Two fundamental issues concerning the 2011 IPL season - the tournament format and player retention - have finally been resolved by the league's governing council, after months of uncertainty following the addition of two new franchises. The next three seasons of the IPL will have 74 matches each, the format designed to reward the most consistent teams during the league phase of the tournament. The 2011 season will begin five days after the World Cup, which ends on April 2.
The governing council also decided to allow franchises to retain four players in their squads, the rest going into the auction scheduled for November. The franchises' spending power for a squad of 30 players has been capped at $9 million.
In each of the next three seasons, the IPL will comprise 70 league matches and four playoff games. The ten teams will be split into two groups of five, but will be ranked together in one composite league table. The change was necessary due to the inclusion of two new teams, Pune and Kochi, from the next season. An extension of the current home-and-away format would have stretched the season to 94 matches, which had prompted concerns of player burn-out. Franchise owners were also reluctant to reduce the minimum number of matches their team would play each season. These constraints have led to a convoluted format.
Every team will play the same number of league games (14, seven home and seven away) as in previous seasons with the following break-up: each team will play the other four in its group both home and away (eight matches), four of the teams in the other group once (four matches, either home or away) and the remaining team in the other group twice, both home and away. A random draw will decide the composition of the groups as well as who plays whom across the groups once and twice.
The teams that finish first and second in the league table will contest the first playoff, which is effectively a semi-final (Game A). The teams that finish third and fourth will play each other in a knockout that is effectively a quarter-final (Game B). The loser of Game A will play the winner of Game B in a match (Game C) that will decide the second finalist that will play the winner of Game A in the grand final. This playoff format was previously used in New Zealand's domestic one-day tournament last season.
Each of the eight franchises that participated in 2010 can retain up to four players, only three of whom can be Indians. The retained players must have been part of the franchise's registered squads for the 2010 season, and will not be part of November's auction.

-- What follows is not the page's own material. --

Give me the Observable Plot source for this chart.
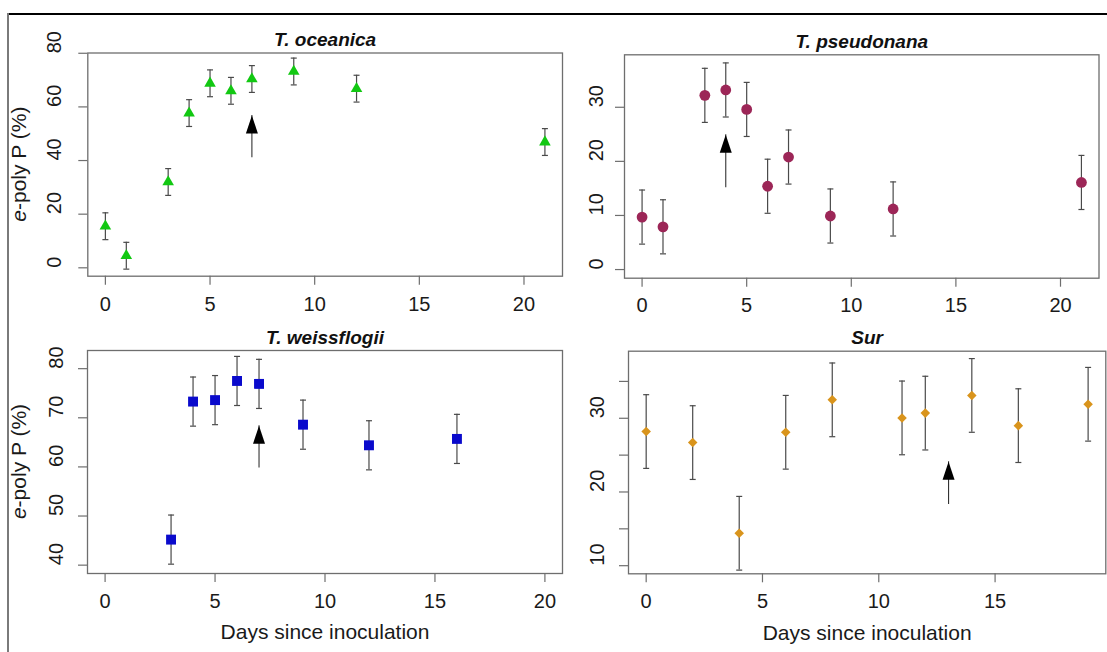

The franchise, and the player it wishes to retain must come to a mutual agreement regarding the retention and the fee for the 2011 and 2012 seasons. However, irrespective of the actual fee agreed upon by the franchise and the player, the franchise's salary cap will be reduced by fixed amounts.
If a franchise decides to retain four players, it will be charged $4.5 million per year and will have only $4.5 million to spend on other players, compared to the $9 million available to a franchise that retains no one. Also, the size of the squad is capped at 30 players.
Ahead of the auction in November, the two new franchises, Pune and Kochi, will also be allowed to sign up to four players from a list of players who were not part of any of the other eight franchises in the first three IPL seasons. However, if either Pune or Kochi sign players ahead of the auction, their salary cap will also be reduced by the same amount as the salary cap for existing franchises retaining players.
All the other international capped players, as well as other players who have played 75% of their side's IPL matches in 2010, will be part of the auction.
A franchise can have up to ten overseas players in their squad but only four can be on the field during a game. The player contracts that will be signed ahead of the 2011 season will be valid for two years, with a right of extension for the third year. All players who are part of a franchise's squad will come under the salary cap.
Another change is that the BCCI has decided to take more control of players' IPL contracts, though a new policy has not yet been decided on. "All player contracts will now be managed by BCCI and signed by BCCI along with the franchise and the player," the board said. "No player contracts can be signed until [the new policy is in place]."
Revised catchment areas
The IPL has changed the catchment areas for the existing franchises because of the addition of two new teams from the 2011 season. Teams have to include four players from their catchment area in the squad of 30.